── Dataset content ──

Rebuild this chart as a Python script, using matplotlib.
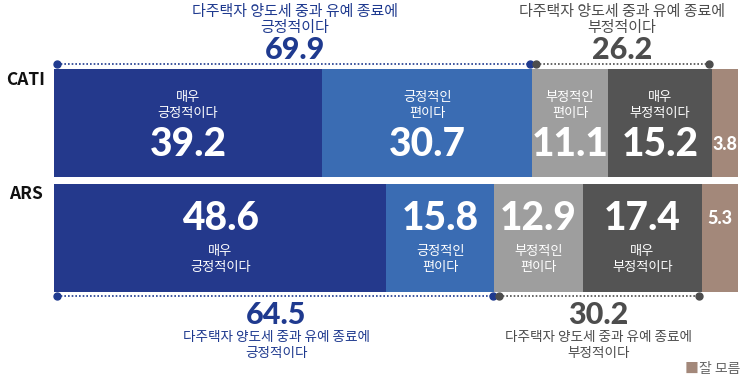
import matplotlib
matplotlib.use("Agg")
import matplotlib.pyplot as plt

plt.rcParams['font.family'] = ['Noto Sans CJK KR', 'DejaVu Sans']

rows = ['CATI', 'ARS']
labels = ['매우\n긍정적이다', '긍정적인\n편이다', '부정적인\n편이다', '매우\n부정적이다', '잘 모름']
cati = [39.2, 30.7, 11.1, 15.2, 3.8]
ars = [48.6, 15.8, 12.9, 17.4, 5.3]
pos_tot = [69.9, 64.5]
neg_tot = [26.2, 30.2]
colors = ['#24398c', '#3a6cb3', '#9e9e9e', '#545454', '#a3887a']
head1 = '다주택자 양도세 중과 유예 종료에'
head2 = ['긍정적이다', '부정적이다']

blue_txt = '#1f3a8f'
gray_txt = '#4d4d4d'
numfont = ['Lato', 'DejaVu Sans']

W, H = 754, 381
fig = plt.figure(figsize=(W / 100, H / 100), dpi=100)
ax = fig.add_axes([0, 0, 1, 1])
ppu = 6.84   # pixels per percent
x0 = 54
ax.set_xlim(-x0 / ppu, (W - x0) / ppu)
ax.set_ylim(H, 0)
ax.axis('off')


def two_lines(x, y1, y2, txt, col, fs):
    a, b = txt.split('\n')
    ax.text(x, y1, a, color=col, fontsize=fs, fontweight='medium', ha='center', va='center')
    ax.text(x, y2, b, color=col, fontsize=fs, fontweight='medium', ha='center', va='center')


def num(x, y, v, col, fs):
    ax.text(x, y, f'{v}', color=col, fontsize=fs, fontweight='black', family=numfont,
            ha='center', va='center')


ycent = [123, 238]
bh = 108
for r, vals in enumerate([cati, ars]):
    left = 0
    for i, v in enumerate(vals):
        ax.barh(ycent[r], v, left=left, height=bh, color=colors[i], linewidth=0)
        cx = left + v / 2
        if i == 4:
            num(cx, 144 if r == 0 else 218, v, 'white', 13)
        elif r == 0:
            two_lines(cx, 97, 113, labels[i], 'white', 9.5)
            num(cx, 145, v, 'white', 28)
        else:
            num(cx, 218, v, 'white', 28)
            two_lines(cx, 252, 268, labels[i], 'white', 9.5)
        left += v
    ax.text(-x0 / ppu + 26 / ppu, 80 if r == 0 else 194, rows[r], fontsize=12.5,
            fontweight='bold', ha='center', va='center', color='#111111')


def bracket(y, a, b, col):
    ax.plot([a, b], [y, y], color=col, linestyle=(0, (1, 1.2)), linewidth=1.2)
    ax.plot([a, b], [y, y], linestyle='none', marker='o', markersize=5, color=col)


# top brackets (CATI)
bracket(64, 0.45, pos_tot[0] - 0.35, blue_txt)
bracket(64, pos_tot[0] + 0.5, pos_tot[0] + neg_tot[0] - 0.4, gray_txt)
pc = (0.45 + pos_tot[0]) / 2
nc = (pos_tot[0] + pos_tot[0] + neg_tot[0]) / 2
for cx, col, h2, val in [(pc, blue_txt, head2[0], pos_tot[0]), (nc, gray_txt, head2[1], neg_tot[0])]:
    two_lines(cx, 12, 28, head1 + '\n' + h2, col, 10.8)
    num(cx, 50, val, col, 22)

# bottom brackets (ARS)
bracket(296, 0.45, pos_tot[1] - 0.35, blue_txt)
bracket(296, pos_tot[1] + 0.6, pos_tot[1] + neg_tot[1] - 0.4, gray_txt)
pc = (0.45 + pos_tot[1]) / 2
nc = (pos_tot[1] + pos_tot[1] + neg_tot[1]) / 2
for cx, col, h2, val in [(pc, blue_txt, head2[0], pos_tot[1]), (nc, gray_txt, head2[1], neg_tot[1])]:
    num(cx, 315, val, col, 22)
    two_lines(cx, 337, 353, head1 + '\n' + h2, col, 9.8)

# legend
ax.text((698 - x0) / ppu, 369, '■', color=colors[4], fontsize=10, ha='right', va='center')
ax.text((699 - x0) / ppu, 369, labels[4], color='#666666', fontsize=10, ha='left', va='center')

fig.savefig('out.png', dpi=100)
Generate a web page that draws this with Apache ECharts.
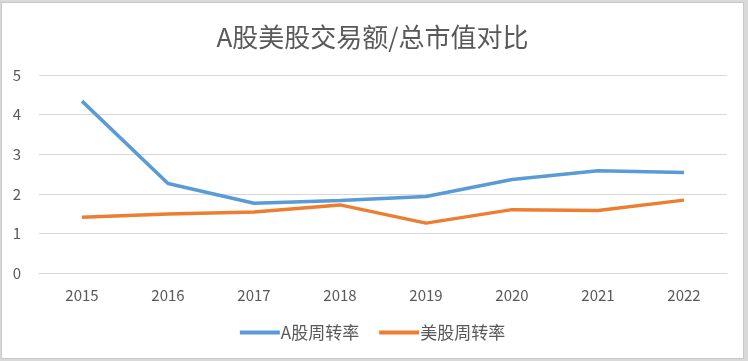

───

Problem to solve: Scan the listing above for the word "matplotlib" and copy every line that holds it.

Finished answer:
Rebuild this chart as a Python script, using matplotlib.
import matplotlib
matplotlib.use("Agg")
import matplotlib.pyplot as plt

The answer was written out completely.